— Start —
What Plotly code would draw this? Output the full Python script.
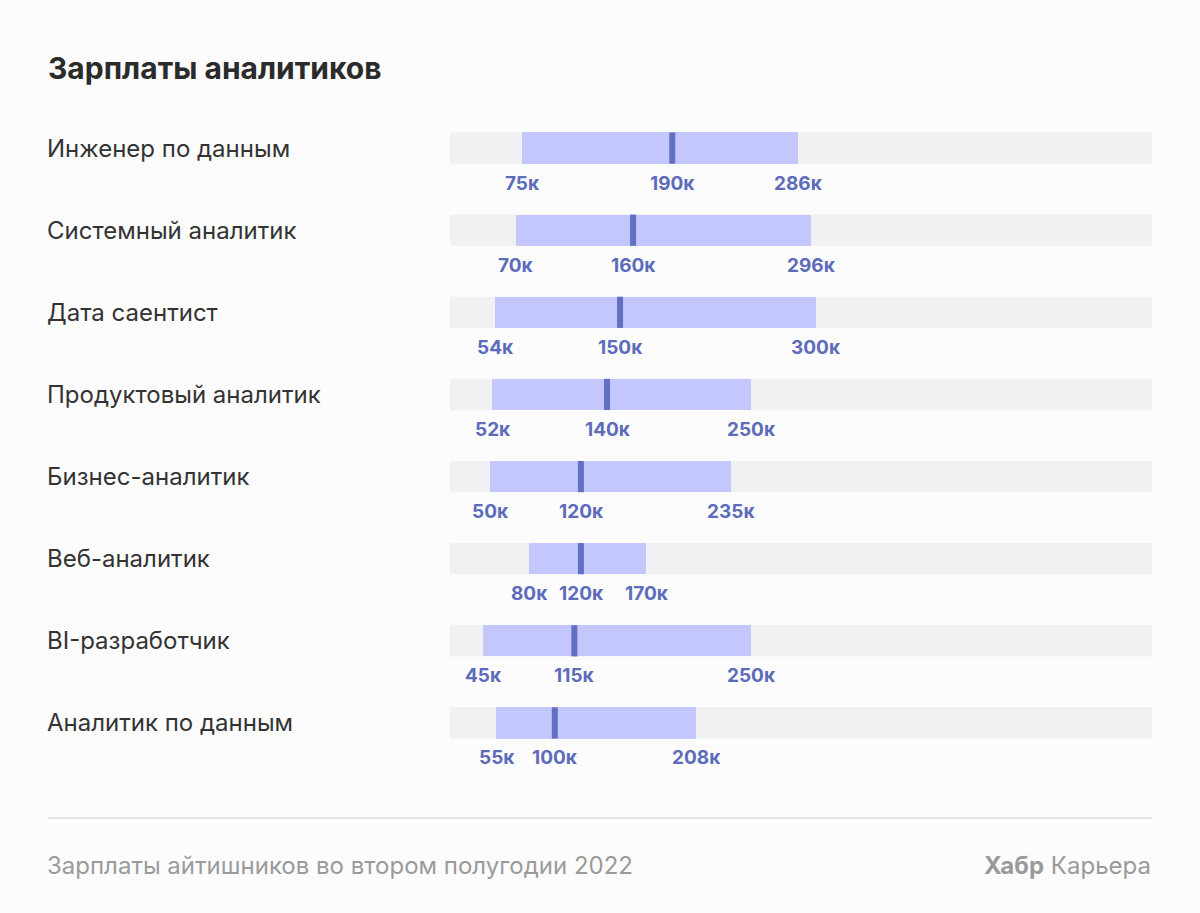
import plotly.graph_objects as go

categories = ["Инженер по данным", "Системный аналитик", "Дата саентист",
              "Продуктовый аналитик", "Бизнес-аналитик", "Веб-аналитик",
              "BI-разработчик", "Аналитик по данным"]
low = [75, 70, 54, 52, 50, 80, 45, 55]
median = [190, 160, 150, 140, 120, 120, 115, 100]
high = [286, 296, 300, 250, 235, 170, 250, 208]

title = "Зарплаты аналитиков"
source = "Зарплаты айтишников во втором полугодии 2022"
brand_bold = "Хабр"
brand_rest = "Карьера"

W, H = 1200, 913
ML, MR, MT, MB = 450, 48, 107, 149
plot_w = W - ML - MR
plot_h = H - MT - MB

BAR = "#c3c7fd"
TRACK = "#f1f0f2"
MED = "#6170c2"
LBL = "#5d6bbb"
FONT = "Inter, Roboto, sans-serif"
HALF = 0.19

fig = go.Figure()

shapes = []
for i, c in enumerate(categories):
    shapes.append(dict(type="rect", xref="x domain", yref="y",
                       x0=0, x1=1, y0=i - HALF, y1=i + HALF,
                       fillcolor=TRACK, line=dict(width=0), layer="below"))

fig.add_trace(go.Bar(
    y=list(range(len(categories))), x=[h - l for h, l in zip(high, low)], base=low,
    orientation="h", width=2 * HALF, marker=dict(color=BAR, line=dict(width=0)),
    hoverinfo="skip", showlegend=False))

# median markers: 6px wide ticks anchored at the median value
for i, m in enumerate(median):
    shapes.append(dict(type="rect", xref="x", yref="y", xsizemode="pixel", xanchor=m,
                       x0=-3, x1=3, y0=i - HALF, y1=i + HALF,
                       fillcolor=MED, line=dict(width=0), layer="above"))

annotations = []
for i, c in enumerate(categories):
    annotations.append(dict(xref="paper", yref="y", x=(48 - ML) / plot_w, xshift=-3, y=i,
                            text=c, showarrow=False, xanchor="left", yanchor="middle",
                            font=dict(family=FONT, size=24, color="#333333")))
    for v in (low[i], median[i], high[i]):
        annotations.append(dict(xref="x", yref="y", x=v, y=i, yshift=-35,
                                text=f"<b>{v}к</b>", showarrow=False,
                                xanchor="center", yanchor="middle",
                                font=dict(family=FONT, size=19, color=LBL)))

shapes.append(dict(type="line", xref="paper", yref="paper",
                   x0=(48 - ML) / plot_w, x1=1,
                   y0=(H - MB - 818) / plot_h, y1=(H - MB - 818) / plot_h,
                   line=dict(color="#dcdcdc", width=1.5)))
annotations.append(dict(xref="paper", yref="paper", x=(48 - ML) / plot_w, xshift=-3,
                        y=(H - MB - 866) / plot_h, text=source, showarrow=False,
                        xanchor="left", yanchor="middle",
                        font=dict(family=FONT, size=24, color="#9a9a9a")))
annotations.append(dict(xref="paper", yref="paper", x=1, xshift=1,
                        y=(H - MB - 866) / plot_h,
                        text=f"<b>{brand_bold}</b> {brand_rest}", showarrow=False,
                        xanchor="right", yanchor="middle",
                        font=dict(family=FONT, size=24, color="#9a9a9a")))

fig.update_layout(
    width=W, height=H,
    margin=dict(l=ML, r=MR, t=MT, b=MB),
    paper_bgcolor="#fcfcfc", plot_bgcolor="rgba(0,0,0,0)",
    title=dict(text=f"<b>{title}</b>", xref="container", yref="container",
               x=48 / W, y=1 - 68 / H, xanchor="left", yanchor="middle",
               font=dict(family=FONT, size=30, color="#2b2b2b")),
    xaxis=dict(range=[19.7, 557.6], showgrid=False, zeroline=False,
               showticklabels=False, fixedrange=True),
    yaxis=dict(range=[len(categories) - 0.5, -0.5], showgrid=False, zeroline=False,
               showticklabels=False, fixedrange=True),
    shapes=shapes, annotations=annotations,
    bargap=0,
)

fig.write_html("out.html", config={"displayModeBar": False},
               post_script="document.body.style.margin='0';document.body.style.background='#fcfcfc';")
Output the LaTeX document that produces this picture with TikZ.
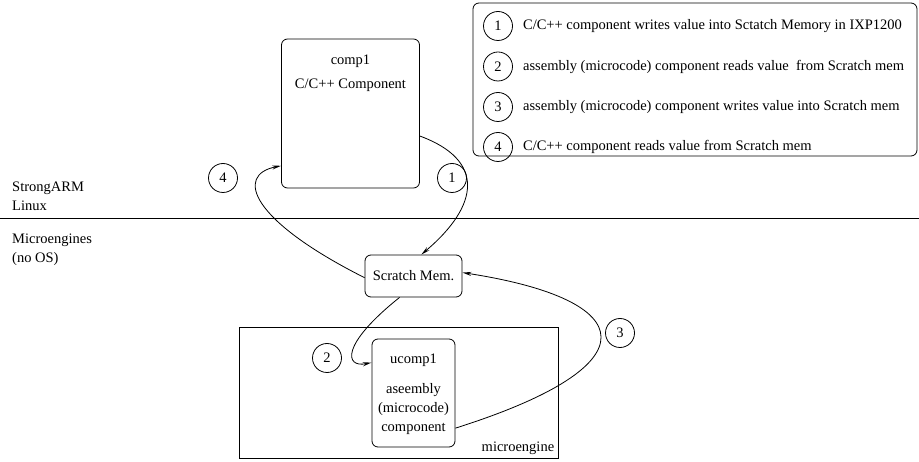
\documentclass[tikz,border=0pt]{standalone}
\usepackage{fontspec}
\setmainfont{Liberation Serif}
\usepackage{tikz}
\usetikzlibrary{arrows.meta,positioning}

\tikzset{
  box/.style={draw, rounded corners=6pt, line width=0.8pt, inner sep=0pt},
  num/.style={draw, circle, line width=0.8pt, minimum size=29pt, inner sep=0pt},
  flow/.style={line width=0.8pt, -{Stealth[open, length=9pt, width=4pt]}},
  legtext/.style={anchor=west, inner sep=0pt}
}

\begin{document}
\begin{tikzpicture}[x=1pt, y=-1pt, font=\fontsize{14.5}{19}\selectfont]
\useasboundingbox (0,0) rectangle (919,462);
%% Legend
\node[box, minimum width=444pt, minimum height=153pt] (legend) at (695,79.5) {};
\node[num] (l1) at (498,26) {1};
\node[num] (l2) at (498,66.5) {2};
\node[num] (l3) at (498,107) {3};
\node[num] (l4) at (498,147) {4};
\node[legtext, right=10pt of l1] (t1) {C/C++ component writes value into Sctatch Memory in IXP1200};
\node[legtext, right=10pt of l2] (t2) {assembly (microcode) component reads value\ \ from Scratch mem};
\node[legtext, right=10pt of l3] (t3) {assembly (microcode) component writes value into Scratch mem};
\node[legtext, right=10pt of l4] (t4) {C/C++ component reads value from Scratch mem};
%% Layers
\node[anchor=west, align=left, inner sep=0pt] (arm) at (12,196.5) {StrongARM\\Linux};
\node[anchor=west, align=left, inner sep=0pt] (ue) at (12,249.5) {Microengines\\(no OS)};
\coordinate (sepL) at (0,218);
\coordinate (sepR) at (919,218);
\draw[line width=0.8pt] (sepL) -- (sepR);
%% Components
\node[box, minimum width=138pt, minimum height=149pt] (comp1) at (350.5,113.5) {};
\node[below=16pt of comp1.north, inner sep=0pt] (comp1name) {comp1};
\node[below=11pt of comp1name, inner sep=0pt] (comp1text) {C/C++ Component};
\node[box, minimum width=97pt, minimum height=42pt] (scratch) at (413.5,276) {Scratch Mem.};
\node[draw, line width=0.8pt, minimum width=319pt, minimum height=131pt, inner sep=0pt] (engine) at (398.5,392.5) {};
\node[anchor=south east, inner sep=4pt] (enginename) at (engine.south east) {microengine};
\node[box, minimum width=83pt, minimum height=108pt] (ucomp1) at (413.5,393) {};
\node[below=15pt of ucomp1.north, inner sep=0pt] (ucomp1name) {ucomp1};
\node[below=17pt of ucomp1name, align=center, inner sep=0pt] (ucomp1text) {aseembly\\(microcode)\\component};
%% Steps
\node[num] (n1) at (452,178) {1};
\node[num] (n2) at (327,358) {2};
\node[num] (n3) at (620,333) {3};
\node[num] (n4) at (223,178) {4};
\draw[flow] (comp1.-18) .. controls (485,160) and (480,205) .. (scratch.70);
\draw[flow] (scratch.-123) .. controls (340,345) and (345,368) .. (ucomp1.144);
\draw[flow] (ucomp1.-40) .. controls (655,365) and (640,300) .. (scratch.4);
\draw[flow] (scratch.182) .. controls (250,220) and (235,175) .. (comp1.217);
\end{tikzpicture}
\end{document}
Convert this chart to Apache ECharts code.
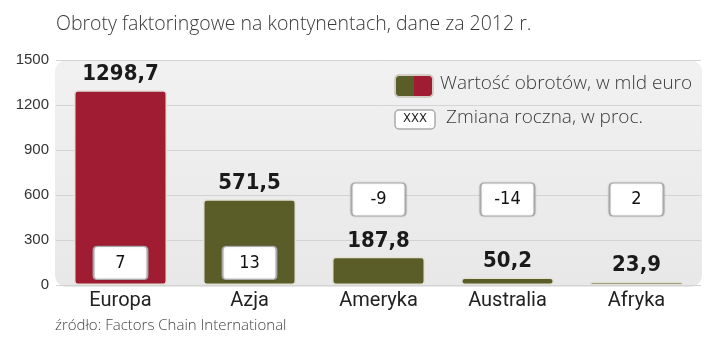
— End —
Show every line in the records above that contains the word "Output".

What Plotly code would draw this? Output the full Python script.
Output the LaTeX document that produces this picture with TikZ.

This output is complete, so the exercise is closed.